Solis Doyle said that she is hopeful Trump’s handling of White House documents will receive the same level of scrutiny as Clinton’s use of a private email server, arguing that federal rules governing the handling of confidential information “can’t really be shrugged off.”
“The rules set on confidential information are set by U.S. law enforcement and can’t really be shrugged off,” she said. “So I believe the proper authorities will investigate as they rightly did HRC’s emails. And I hope equal media attention will be paid in Trump as was in Hillary.”
Other Clinton allies, however, aren’t as optimistic that Trump will face the same scrutiny as Clinton did, noting that the former president repeatedly bucked government rules and norms throughout his time in the White House.
“What’s the point anymore?” said Philippe Reines, a longtime senior adviser to Clinton. “People either see the distinction between his intentional and systemic circumvention of every law of man and God warranting prosecution of not only him but those complicit around him — and our Olympically stupid mistake our Democracy paid for dearly — or they don’t.”
For Clinton and her allies, the investigation into her use of a private email server during her tenure as former President Obama’s secretary of State stands as a painful reminder of her 2016 electoral loss to Trump, who spent much of his campaign raising damaging questions about Clinton’s conduct.
Many Democrats still blame the probe — particularly former FBI Director James Comey’s announcement weeks before the 2016 election that his agency was reopening its investigation — for helping propel Trump to victory. Adding to Democrats’ exasperation is the fact that the investigation into Clinton’s emails cleared her of wrongdoing.
“The two-year frenzy over emails was a political Rorschach test, where everyone saw something different in what was ultimately nothing,” said Nick Merrill, a spokesperson for Clinton, in a statement. “Call it sexism, Republican depravity, ratings-hungry media, it’s time we acknowledge it was bullshit, and write that into the history books.”
In a nod to the alleged hypocrisy, Clinton tweeted links to merchandise on her political group’s website emblazoned with the slogan “But Her Emails,” a reference to critics’ repeated attempts during the 2016 presidential race to keep the focus on the investigation into Clinton’s document-retention practices.
Trump’s allies have sought to ward off any comparison between his actions and those of Clinton. Former White House chief of staff Mark Meadows said that, unlike with Trump, “there was actually an investigation” into Clinton’s email practices.
He also insisted that Trump would ultimately be cleared of any wrongdoing, saying that the White House was “very diligent” in its record retention.

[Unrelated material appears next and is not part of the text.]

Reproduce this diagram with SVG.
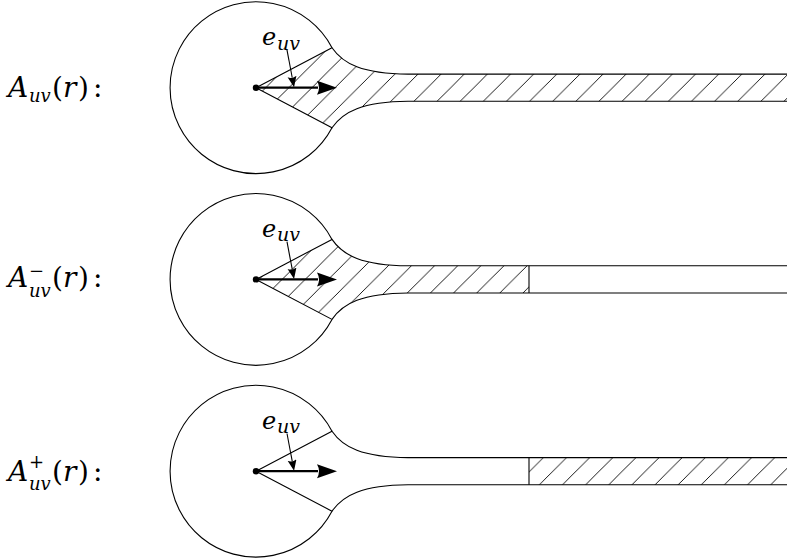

“What they’re doing with Donald Trump is trying to look backwards and attach some kind of relative comparison, which there is no comparison,” Meadows said on the right-wing news network Newsmax. “When you really purposely go out to destroy documents like Hillary Clinton did … I can tell you there is not a comparison.
“We were very diligent in making sure we preserve those documents, and ultimately I think the record will show that,” he added.
For Trump, who is eyeing another bid for the White House in 2024, the political ramifications of the controversy are unclear. The former president has faced numerous scandals before only to retain the support of an ultraloyal voter base. At the same time, the 2024 presidential election is still years away.
“He really has a remarkable ability to brush things off, and if you’re talking about something that’s going to happen two years from now, that’s an eternity in politics,” one former Trump campaign aide said.
Still, for many in Clinton World, the email investigation has staying power.
“The extraordinary nothingness of ‘but her emails’ will never not astound me,” said Tracy Sefl, a Democratic consultant who served as an aide to Clinton. “Even more extraordinary is that just when we think we’ve heard the weirdest or worst about Trump, someone unearths a soggy pile of paper from a White House toilet.”